Scan the material and copy every line in which "React" appears.
□ □ □ □ □
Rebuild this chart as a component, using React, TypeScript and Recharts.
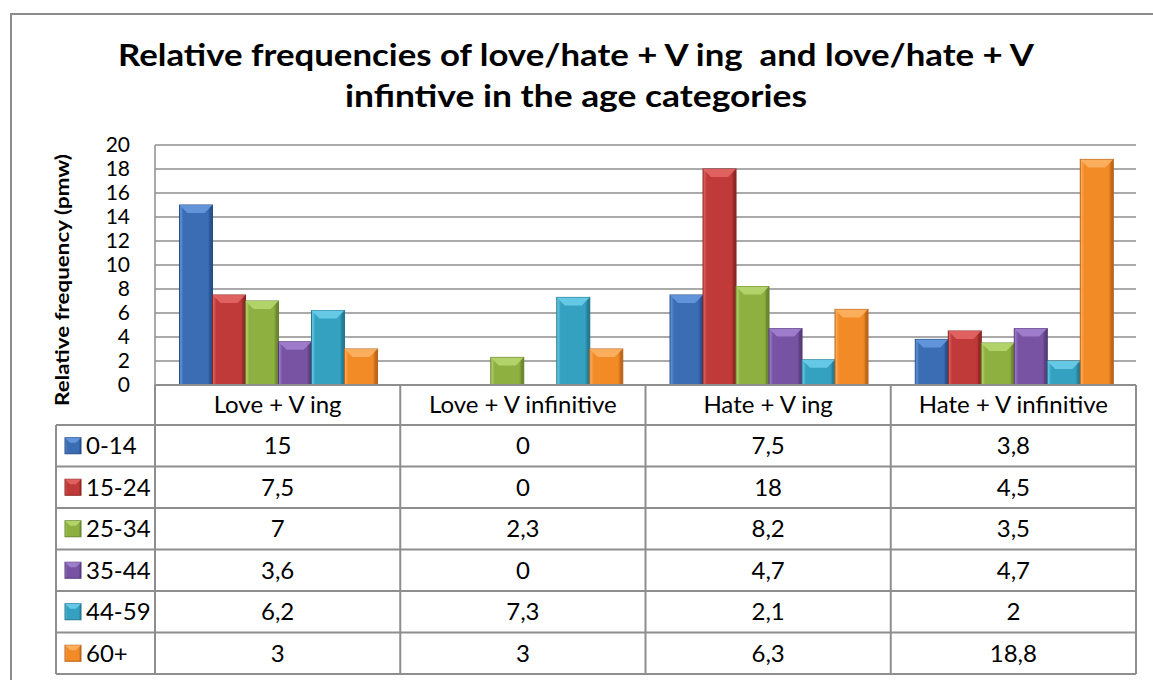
import React from 'react'
import { BarChart, Bar, XAxis, YAxis, CartesianGrid } from 'recharts'

// categories on the x axis (also the table header)
const categories = ['Love + V ing', 'Love + V infinitive', 'Hate + V ing', 'Hate + V infinitive']

// age groups (series)
const ageGroups = ['0-14', '15-24', '25-34', '35-44', '44-59', '60+']

// relative frequency (pmw) per category, one array per age group
const age0to14 = [15, 0, 7.5, 3.8]
const age15to24 = [7.5, 0, 18, 4.5]
const age25to34 = [7, 2.3, 8.2, 3.5]
const age35to44 = [3.6, 0, 4.7, 4.7]
const age44to59 = [6.2, 7.3, 2.1, 2]
const age60plus = [3, 3, 6.3, 18.8]

const yTicks = [0, 2, 4, 6, 8, 10, 12, 14, 16, 18, 20]

const seriesValues = [age0to14, age15to24, age25to34, age35to44, age44to59, age60plus]

const palette = [
  { base: '#3a6db4', light: '#6a9be0', dark: '#244d86' },
  { base: '#bf3a38', light: '#e46a68', dark: '#8a2523' },
  { base: '#8db041', light: '#b8d872', dark: '#66842c' },
  { base: '#7853a3', light: '#a584d2', dark: '#553a78' },
  { base: '#33a1bf', light: '#6fd0ec', dark: '#22768e' },
  { base: '#f28a26', light: '#fdb466', dark: '#b9631a' },
]

const data = categories.map((c, i) => {
  const row: Record<string, string | number> = { category: c }
  ageGroups.forEach((g, j) => {
    row[g] = seriesValues[j][i]
  })
  return row
})

const W = 1153
const H = 680
const plotLeft = 155
const plotRight = 1136
const plotTop = 145
const plotBottom = 385
const headerBottom = 425
const rowH = 41.5
const legendLeft = 56
const colW = (plotRight - plotLeft) / categories.length
const gridColor = '#8e8e8e'
const font = 'Lato, "Open Sans", sans-serif'

const fmt = (v: number) => String(v).replace('.', ',')

function BevelBar(props: any) {
  const { x, y, width, height, idx } = props
  if (!height || height <= 0) return null
  const c = palette[idx]
  const b = Math.min(8, height / 2, width / 2)
  return (
    <g>
      <rect x={x} y={y} width={width} height={height} fill={`url(#barGrad${idx})`} stroke={c.dark} strokeWidth={1} />
      <polygon
        points={`${x},${y} ${x + width},${y} ${x + width - b},${y + b} ${x + b},${y + b}`}
        fill={c.light}
        opacity={0.85}
      />
      <polygon
        points={`${x + width},${y} ${x + width},${y + height} ${x + width - 3},${y + height} ${x + width - 3},${y + 3}`}
        fill={c.dark}
        opacity={0.5}
      />
    </g>
  )
}

function LegendKey({ x, y, idx }: { x: number; y: number; idx: number }) {
  const c = palette[idx]
  const s = 16
  const b = 5
  return (
    <g>
      <rect x={x} y={y} width={s} height={s} fill={`url(#barGrad${idx})`} stroke={c.dark} strokeWidth={1} />
      <polygon points={`${x},${y} ${x + s},${y} ${x + s - b},${y + b} ${x + b},${y + b}`} fill={c.light} opacity={0.85} />
    </g>
  )
}

export default function App() {
  const vLines = [plotLeft, ...categories.map((_, i) => plotLeft + colW * (i + 1))]
  const lastRowBottom = headerBottom + rowH * ageGroups.length
  return (
    <div style={{ position: 'absolute', left: 0, top: 0, width: W, height: H, overflow: 'hidden', background: '#fff' }}>
      <div
        style={{
          position: 'absolute',
          left: 10,
          top: 13,
          width: 2000,
          height: 2000,
          borderLeft: '2px solid #8c8c8c',
          borderTop: '2px solid #8c8c8c',
        }}
      />
      <div style={{ position: 'absolute', left: 0, top: 0 }}>
        <BarChart
          width={W}
          height={H}
          data={data}
          margin={{ top: plotTop, right: W - plotRight, bottom: H - plotBottom, left: plotLeft - 60 }}
          barCategoryGap="10%"
          barGap={0}
        >
          <defs>
            {palette.map((c, i) => (
              <linearGradient key={i} id={`barGrad${i}`} x1="0" y1="0" x2="1" y2="0">
                <stop offset="0%" stopColor={c.light} />
                <stop offset="12%" stopColor={c.base} />
                <stop offset="85%" stopColor={c.base} />
                <stop offset="100%" stopColor={c.dark} />
              </linearGradient>
            ))}
          </defs>
          <CartesianGrid vertical={false} stroke={gridColor} strokeWidth={1.5} />
          <XAxis dataKey="category" hide />
          <YAxis
            width={60}
            domain={[0, 20]}
            ticks={yTicks}
            interval={0}
            tickLine={false}
            tickSize={0}
            tickMargin={25}
            axisLine={{ stroke: gridColor, strokeWidth: 1.5 }}
            tick={{ fill: '#000', fontSize: 21, fontFamily: font }}
          />
          {ageGroups.map((g, j) => (
            <Bar
              key={g}
              dataKey={g}
              isAnimationActive={false}
              fill={palette[j].base}
              shape={(p: any) => <BevelBar {...p} idx={j} />}
            />
          ))}
        </BarChart>
      </div>
      <svg width={W} height={H} style={{ position: 'absolute', left: 0, top: 0, pointerEvents: 'none' }}>
        <defs>
          {palette.map((c, i) => (
            <linearGradient key={i} id={`barGrad${i}`} x1="0" y1="0" x2="1" y2="0">
              <stop offset="0%" stopColor={c.light} />
              <stop offset="12%" stopColor={c.base} />
              <stop offset="85%" stopColor={c.base} />
              <stop offset="100%" stopColor={c.dark} />
            </linearGradient>
          ))}
        </defs>
        <text
          x={576}
          y={66}
          textAnchor="middle"
          fontFamily={font}
          fontWeight="bold"
          fontSize={30}
          textLength={916}
          lengthAdjust="spacingAndGlyphs"
          style={{ whiteSpace: 'pre' }}
        >
          Relative frequencies of love/hate + V ing  and love/hate + V
        </text>
        <text
          x={576}
          y={107}
          textAnchor="middle"
          fontFamily={font}
          fontWeight="bold"
          fontSize={30}
          textLength={462}
          lengthAdjust="spacingAndGlyphs"
        >
          infintive in the age categories
        </text>
        <text
          transform="translate(69,280) rotate(-90)"
          textAnchor="middle"
          fontFamily={font}
          fontWeight="bold"
          fontSize={19}
          textLength={252}
          lengthAdjust="spacingAndGlyphs"
        >
          Relative frequency (pmw)
        </text>
        {/* data table */}
        <line x1={plotLeft} y1={plotBottom} x2={plotRight} y2={plotBottom} stroke={gridColor} strokeWidth={2} />
        {[0, ...ageGroups.map((_, i) => i + 1)].map((i) => (
          <line
            key={'h' + i}
            x1={legendLeft}
            x2={plotRight}
            y1={headerBottom + rowH * i}
            y2={headerBottom + rowH * i}
            stroke={gridColor}
            strokeWidth={2}
          />
        ))}
        <line x1={legendLeft} x2={legendLeft} y1={headerBottom} y2={lastRowBottom} stroke={gridColor} strokeWidth={2} />
        {vLines.map((x, i) => (
          <line key={'v' + i} x1={x} x2={x} y1={plotBottom} y2={lastRowBottom} stroke={gridColor} strokeWidth={2} />
        ))}
        {categories.map((c, i) => (
          <text
            key={c}
            x={plotLeft + colW * (i + 0.5)}
            y={(plotBottom + headerBottom) / 2}
            dy="0.35em"
            textAnchor="middle"
            fontFamily={font}
            fontSize={24}
          >
            {c}
          </text>
        ))}
        {ageGroups.map((g, j) => {
          const cy = headerBottom + rowH * (j + 0.5)
          return (
            <g key={g}>
              <LegendKey x={65} y={cy - 8} idx={j} />
              <text x={86} y={cy} dy="0.35em" fontFamily={font} fontSize={24}>
                {g}
              </text>
              {seriesValues[j].map((v, i) => (
                <text
                  key={i}
                  x={plotLeft + colW * (i + 0.5)}
                  y={cy}
                  dy="0.35em"
                  textAnchor="middle"
                  fontFamily={font}
                  fontSize={24}
                >
                  {fmt(v)}
                </text>
              ))}
            </g>
          )
        })}
      </svg>
    </div>
  )
}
□ □ □ □ □
▸ **Solution to the exercise**:
Rebuild this chart as a component, using React, TypeScript and Recharts.
import React from 'react'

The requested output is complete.